Macron opposes NATO's plan to open office in Japan: Report
Expansion of alliance's geographical scope beyond North Atlantic region ‘will be a big mistake,’ warns French president
French President Emmanuel Macron reportedly voiced his objections to NATO's plans to establish an office in Japan, which would be the first of its kind in Asia, aimed at facilitating consultations in the region.
The Financial Times reported on Monday that Macron, during a news conference last week, warned against the expansion of NATO's geographical scope beyond the North Atlantic region, stating that "we will make a big mistake."
In January, Japanese Prime Minister Fumio Kishida and NATO Secretary-General Jens Stoltenberg reached an agreement to enhance their partnership. They acknowledged that Russia's invasion of Ukraine and its military collaboration with China have created “the most severe and complex security environment since the end of World War II.”
Kishida said in May that Japan had no intention of becoming a member of NATO but acknowledged the alliance’s proposal to establish an office in Japan.
Following his remarks, Chinese Foreign Ministry spokesperson Mao Ning warned that “NATO’s eastward push and interference in the Asia Pacific matters will definitely undermine regional peace and stability.”

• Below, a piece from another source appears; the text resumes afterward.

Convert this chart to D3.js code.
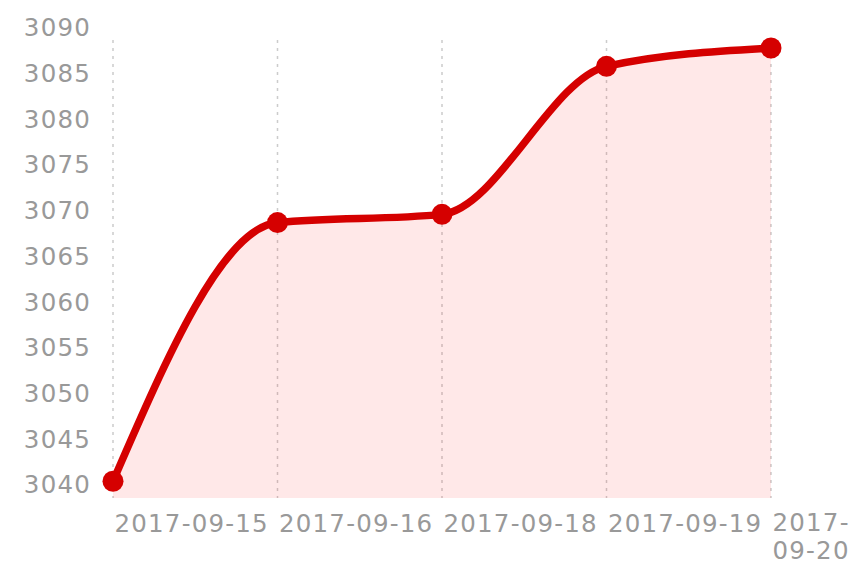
<!DOCTYPE html>
<html>
<head>
<meta charset="utf-8">
<script src="https://cdn.jsdelivr.net/npm/d3@7"></script>
<style>
  html, body { margin: 0; padding: 0; background: #fff; }
  svg { display: block; }
  .tick text { font-family: "DejaVu Sans", Verdana, sans-serif; font-size: 24.5px; letter-spacing: 1.2px; fill: #999999; }
</style>
</head>
<body>
<svg id="chart" width="851" height="562"></svg>
<script>
const dates = ['2017-09-15', '2017-09-16', '2017-09-18', '2017-09-19', '2017-09-20']
const values = [3040.3, 3068.6, 3069.5, 3085.7, 3087.7]
const yTicks = [3040, 3045, 3050, 3055, 3060, 3065, 3070, 3075, 3080, 3085, 3090]

const svg = d3.select('#chart')
const plotTop = 40
const plotBottom = 498

const x = d3.scalePoint()
  .domain(dates)
  .range([113, 771])

const y = d3.scaleLinear()
  .domain([3040, 3090])
  .range([484, 27])

const lineColor = '#d50000'

// vertical dashed grid
svg.append('g')
  .selectAll('line')
  .data(dates)
  .enter()
  .append('line')
  .attr('x1', d => x(d))
  .attr('x2', d => x(d))
  .attr('y1', plotTop)
  .attr('y2', plotBottom)
  .attr('stroke', '#cccccc')
  .attr('stroke-width', 1.5)
  .attr('stroke-dasharray', '3,5')

const points = dates.map((d, i) => ({ date: d, value: values[i] }))

const area = d3.area()
  .x(d => x(d.date))
  .y0(plotBottom)
  .y1(d => y(d.value))
  .curve(d3.curveMonotoneX)

svg.append('path')
  .datum(points)
  .attr('d', area)
  .attr('fill', '#ff0000')
  .attr('fill-opacity', 0.09)

const line = d3.line()
  .x(d => x(d.date))
  .y(d => y(d.value))
  .curve(d3.curveMonotoneX)

svg.append('path')
  .datum(points)
  .attr('d', line)
  .attr('fill', 'none')
  .attr('stroke', lineColor)
  .attr('stroke-width', 7.5)
  .attr('stroke-linecap', 'round')

svg.append('g')
  .selectAll('circle')
  .data(points)
  .enter()
  .append('circle')
  .attr('cx', d => x(d.date))
  .attr('cy', d => y(d.value))
  .attr('r', 10.5)
  .attr('fill', lineColor)

// y axis labels
const yAxis = svg.append('g')
  .attr('transform', 'translate(91,0)')
  .call(d3.axisLeft(y).tickValues(yTicks).tickSize(0).tickPadding(0).tickFormat(d3.format('d')))
yAxis.select('.domain').remove()
yAxis.selectAll('.tick text').attr('dy', '0.36em')

// x axis labels, left aligned at each point
const xAxis = svg.append('g')
  .attr('transform', `translate(0,${plotBottom})`)
  .call(d3.axisBottom(x).tickSize(0).tickPadding(0))
xAxis.select('.domain').remove()
xAxis.selectAll('.tick text')
  .attr('text-anchor', 'start')
  .attr('x', 1)
  .attr('dy', '1.38em')
  .each(function (d, i) {
    if (i === dates.length - 1) {
      const t = d3.select(this)
      t.text(null)
      t.append('tspan').attr('x', 1).attr('dy', '1.34em').text(d.slice(0, 5))
      t.append('tspan').attr('x', 1).attr('dy', '1.14em').text(d.slice(5))
    }
  })
</script>
</body>
</html>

According to a source familiar with the situation, as reported by the FT, Macron expressed its reluctance to endorse any actions that would further escalate tensions between the alliance and China.
During his China visit in April, Macron emphasized the need for Europe to decrease its reliance on the US and avoid being pulled into a potential clash between China and the US regarding Taiwan.
“The paradox would be that, overcome with panic, we believe we are just America’s followers,” Macron said.
Establishing a new NATO office would require unanimous agreement from all members of the North Atlantic Council.